Module hdlib.parser
Utility to parse input files.
This module provides a set of utilities to parse input tables and split the dataset into training and test sets as a simple percentage split or cross validation.
Functions
def load_dataset(filepath:
, sep: str = '\t') ‑> Tuple[List[str], List[List[float]], List[str]] -
Load the input numerical dataset.
Parameters
filepath
:str
- Path to the input dataset.
sep
:str
- Filed separator for the input dataset.
Returns
tuple
- A tuple with a list of sample IDs, a list of features, a list of lists with the actual numerical data (floats), and a list with class labels.
Raises
FileNotFoundError
- If the input file does not exist.
ValueError
- If the input dataset does not contain number only.

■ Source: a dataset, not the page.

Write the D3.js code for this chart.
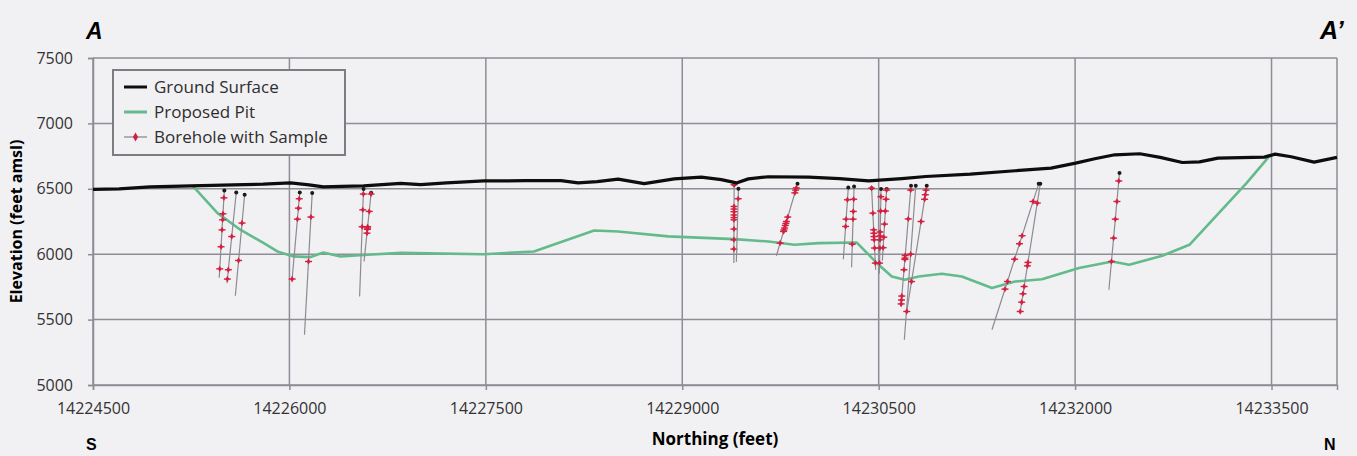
<!DOCTYPE html>
<html>
<head>
<meta charset="utf-8">
<script src="https://cdn.jsdelivr.net/npm/d3@7"></script>
<style>
  html, body { margin: 0; padding: 0; background: #f1f0f3; }
  svg { display: block; }
  .tick text { font-family: "Open Sans", sans-serif; fill: #333; }
</style>
</head>
<body>
<svg id="chart" width="1357" height="456"></svg>
<script>
// Ground surface profile: [northing, elevation]
const groundSurface = [
  [14224500, 6495], [14224700, 6500], [14224936, 6515], [14225250, 6522],
  [14225571, 6530], [14225800, 6535], [14226008, 6545], [14226150, 6530],
  [14226260, 6515], [14226400, 6518], [14226566, 6522], [14226850, 6542],
  [14227002, 6532], [14227200, 6545], [14227485, 6560], [14227800, 6562],
  [14228074, 6563], [14228204, 6545], [14228350, 6555], [14228510, 6574],
  [14228709, 6540], [14228939, 6576], [14229145, 6589], [14229298, 6570],
  [14229413, 6545], [14229505, 6576], [14229658, 6592], [14229964, 6590],
  [14230200, 6578], [14230423, 6560], [14230676, 6578], [14230860, 6594],
  [14231200, 6612], [14231541, 6638], [14231816, 6658], [14232004, 6696],
  [14232150, 6730], [14232303, 6760], [14232494, 6768], [14232650, 6740],
  [14232819, 6701], [14232950, 6706], [14233091, 6735], [14233445, 6742],
  [14233527, 6765], [14233650, 6745], [14233825, 6704], [14234000, 6740]
];

// Proposed pit bottom: [northing, elevation]
const proposedPit = [
  [14225265, 6518], [14225449, 6316], [14225625, 6187], [14225801, 6087],
  [14225908, 6021], [14226031, 5983], [14226161, 5978], [14226260, 6013],
  [14226390, 5983], [14226597, 5996], [14226850, 6010], [14227485, 6000],
  [14227867, 6021], [14228327, 6181], [14228510, 6174], [14228893, 6136],
  [14229398, 6115], [14229658, 6097], [14229857, 6072], [14230041, 6085],
  [14230331, 6090], [14230500, 5919], [14230600, 5830], [14230699, 5804],
  [14230806, 5830], [14230982, 5850], [14231135, 5830], [14231365, 5741],
  [14231541, 5791], [14231747, 5809], [14232030, 5894], [14232283, 5944],
  [14232413, 5919], [14232666, 5988], [14232873, 6072], [14233309, 6544],
  [14233492, 6760]
];

// Boreholes: collar and bottom [northing, elevation], sample elevations
const boreholeCollars = [
  [14225503, 6487], [14225594, 6472], [14225658, 6454], [14226079, 6472],
  [14226174, 6467], [14226566, 6498], [14226624, 6470], [14229396, 6531],
  [14229429, 6500], [14229880, 6538], [14230268, 6510], [14230312, 6518],
  [14230446, 6505], [14230518, 6498], [14230561, 6498], [14230747, 6523],
  [14230783, 6523], [14230867, 6523], [14231722, 6538], [14231734, 6538],
  [14232339, 6620]
];
const boreholeBottoms = [
  [14225464, 5820], [14225523, 5779], [14225587, 5682], [14226019, 5790],
  [14226115, 5384], [14226536, 5677], [14226570, 5944], [14229394, 5932],
  [14229413, 5940], [14229719, 5988], [14230230, 5962], [14230293, 5901],
  [14230477, 5881], [14230505, 5850], [14230528, 5950], [14230670, 5600],
  [14230696, 5346], [14230714, 5560], [14231365, 5422], [14231581, 5562],
  [14232258, 5728]
];
const boreholeSamples = [
  [6431, 6309, 6263, 6186, 6057, 5888],
  [6135, 5881, 5810],
  [6238, 5952],
  [6424, 6352, 6268, 5810],
  [6284, 5944],
  [6460, 6339, 6210],
  [6460, 6327, 6210, 6200, 6190, 6161],
  [6531, 6365, 6345, 6325, 6300, 6280, 6263, 6192, 6110, 6039],
  [6424],
  [6507, 6490, 6469, 6284, 6250, 6235, 6220, 6200, 6185, 6174, 6085],
  [6416, 6268, 6212],
  [6420, 6327, 6268, 6077],
  [6505, 6314, 6186, 6160, 6135, 6110, 6047, 5932],
  [6440, 6330, 6170, 6140, 6110, 6047, 5932],
  [6490, 6420, 6330, 6230, 6130, 6050],
  [6490, 6270, 5990, 5970, 5960, 5881, 5680, 5650, 5620],
  [6000],
  [6490, 6455, 6420, 6250, 5791, 5562],
  [6403, 6141, 6080, 5962, 5791, 5733],
  [6391, 5937, 5911, 5753, 5697, 5633, 5562],
  [6560, 6403, 6268, 6123, 5944]
];

const xTicks = [14224500, 14226000, 14227500, 14229000, 14230500, 14232000, 14233500];
const yTicks = [5000, 5500, 6000, 6500, 7000, 7500];
const legendLabels = ["Ground Surface", "Proposed Pit", "Borehole with Sample"];

const colours = {
  ground: "#0d0d0d",
  pit: "#63bb8c",
  hole: "#8d8b92",
  sample: "#d42040",
  grid: "#8e8d95"
};

const margins = { left: 93, right: 20, top: 58, bottom: 71 };
const svg = d3.select("#chart");
const width = +svg.attr("width") - margins.left - margins.right;
const height = +svg.attr("height") - margins.top - margins.bottom;

const x = d3.scaleLinear().domain([14224500, 14234000]).range([0, width]);
const y = d3.scaleLinear().domain([5000, 7500]).range([height, 0]);

const g = svg.append("g").attr("transform", `translate(${margins.left},${margins.top})`);

// gridlines
g.append("g")
  .selectAll("line.vgrid")
  .data(xTicks)
  .join("line")
  .attr("class", "vgrid")
  .attr("x1", (d) => x(d)).attr("x2", (d) => x(d))
  .attr("y1", 0).attr("y2", height)
  .style("stroke", colours.grid).style("stroke-width", 1.5);

g.append("g")
  .selectAll("line.hgrid")
  .data(yTicks)
  .join("line")
  .attr("class", "hgrid")
  .attr("x1", 0).attr("x2", width)
  .attr("y1", (d) => y(d)).attr("y2", (d) => y(d))
  .style("stroke", colours.grid).style("stroke-width", 1.5);

// right border
g.append("line")
  .attr("x1", width).attr("x2", width).attr("y1", 0).attr("y2", height)
  .style("stroke", colours.grid).style("stroke-width", 1.5);

// axes
const xAxis = d3.axisBottom(x).tickValues(xTicks).tickFormat(d3.format("d")).tickSize(5).tickPadding(13);
const yAxis = d3.axisLeft(y).tickValues(yTicks).tickFormat(d3.format("d")).tickSize(5).tickPadding(15);

const xAxisGroup = g.append("g").attr("transform", `translate(0,${height})`).call(xAxis);
const yAxisGroup = g.append("g").call(yAxis);
[xAxisGroup, yAxisGroup].forEach((ag) => {
  ag.select(".domain").style("stroke", colours.grid).style("stroke-width", 1.5);
  ag.selectAll(".tick line").style("stroke", colours.grid).style("stroke-width", 1.5);
  ag.selectAll(".tick text").style("font-size", "16px");
});

const line = d3.line().x((d) => x(d[0])).y((d) => y(d[1]));

// proposed pit
g.append("path")
  .datum(proposedPit)
  .attr("d", line)
  .style("fill", "none")
  .style("stroke", colours.pit)
  .style("stroke-width", 2.6)
  .style("stroke-linejoin", "round");

// boreholes
const holes = boreholeCollars.map((c, i) => {
  const b = boreholeBottoms[i];
  const along = (e) => c[0] + ((b[0] - c[0]) * (c[1] - e)) / (c[1] - b[1]);
  return {
    trace: [c, b],
    samples: boreholeSamples[i].map((e) => [along(e), e])
  };
});

const holeGroups = g.selectAll("g.hole").data(holes).join("g").attr("class", "hole");

holeGroups.append("path")
  .attr("d", (d) => line(d.trace))
  .style("stroke", colours.hole)
  .style("stroke-width", 1.2)
  .style("fill", "none");

holeGroups.append("circle")
  .attr("cx", (d) => x(d.trace[0][0]))
  .attr("cy", (d) => y(d.trace[0][1]))
  .attr("r", 2)
  .style("fill", "#1a1a1a");

const diamond = d3.symbol().type(d3.symbolDiamond).size(12);

holeGroups.selectAll("g.sample")
  .data((d) => d.samples)
  .join((enter) => {
    const s = enter.append("g").attr("class", "sample");
    s.append("line").attr("x1", -3.5).attr("x2", 3.5)
      .style("stroke", colours.sample).style("stroke-width", 1.4);
    s.append("path").attr("d", diamond).style("fill", colours.sample);
    return s;
  })
  .attr("transform", (d) => `translate(${x(d[0])},${y(d[1])})`);

// ground surface
g.append("path")
  .datum(groundSurface)
  .attr("d", line)
  .style("fill", "none")
  .style("stroke", colours.ground)
  .style("stroke-width", 3.2)
  .style("stroke-linejoin", "round");

// legend
const legend = g.append("g").attr("transform", "translate(20,12)");
legend.append("rect")
  .attr("width", 232).attr("height", 85)
  .style("fill", "#f1f0f3")
  .style("stroke", "#7d7c83").style("stroke-width", 2);

const legendRows = legend.selectAll("g.row").data(legendLabels).join("g")
  .attr("class", "row")
  .attr("transform", (d, i) => `translate(0,${17 + i * 25})`);

legendRows.append("line")
  .attr("x1", 11).attr("x2", 34)
  .style("stroke", (d, i) => [colours.ground, colours.pit, colours.hole][i])
  .style("stroke-width", (d, i) => [3, 3, 1.3][i]);

legendRows.filter((d, i) => i === 2).append("path")
  .attr("d", d3.symbol().type(d3.symbolDiamond).size(24))
  .attr("transform", "translate(22.5,0)")
  .style("fill", colours.sample);

legendRows.append("text")
  .attr("x", 41).attr("dy", "0.35em")
  .style("font-family", "Open Sans, sans-serif")
  .style("font-size", "17px")
  .style("fill", "#2e2e2e")
  .text((d) => d);

// axis titles
svg.append("text")
  .attr("transform", `translate(22,${margins.top + height / 2}) rotate(-90)`)
  .attr("text-anchor", "middle")
  .style("font-family", "Open Sans, sans-serif")
  .style("font-weight", "bold")
  .style("font-size", "16px")
  .text("Elevation (feet amsl)");

svg.append("text")
  .attr("x", margins.left + width / 2).attr("y", 445)
  .attr("text-anchor", "middle")
  .style("font-family", "Open Sans, sans-serif")
  .style("font-weight", "bold")
  .style("font-size", "17px")
  .text("Northing (feet)");

// section end labels
const ends = [
  { t: "A", x: 86, y: 39, s: 23 },
  { t: "A\u2019", x: 1320, y: 39, s: 25 },
  { t: "S", x: 86, y: 450, s: 16 },
  { t: "N", x: 1324, y: 450, s: 16 }
];
svg.selectAll("text.end").data(ends).join("text")
  .attr("class", "end")
  .attr("x", (d) => d.x).attr("y", (d) => d.y)
  .style("font-family", "Liberation Sans, Arial, sans-serif")
  .style("font-weight", "bold")
  .style("font-style", (d) => (d.t.startsWith("A") ? "italic" : "normal"))
  .style("font-size", (d) => `${d.s}px`)
  .text((d) => d.t);
</script>
</body>
</html>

def percentage_split(labels: List[str], percentage: float, seed: int = 0) ‑> List[int]
-
Given list of classes as appear in the original dataset and a percentage number, split a dataset and report the indices of the selected data points.
Parameters
labels
:list
- List of class labels as they appear in the original dataset.
percentage
:float
- Percentage of points to split out of the original dataset.
seed
:int
- Random seed for reproducing the same results.
Returns
list
- A list with the indices of selected points.
Raises
ValueError
-
- if the input
percentage
is lower than or equal to 0.0 or greater than 100.0; - if the input
seed
is not an integer number.
- if the input
Examples
>>> from hdlib.parser import percentage_split >>> labels = [1, 2, 2, 2, 1, 1, 1, 1, 2, 2] >>> percentage_split(labels, 20.0, seed=0) [6, 9]
Consider a dataset with 10 data points, select 20% of the points (2 points in this case), and report their indices in the original dataset.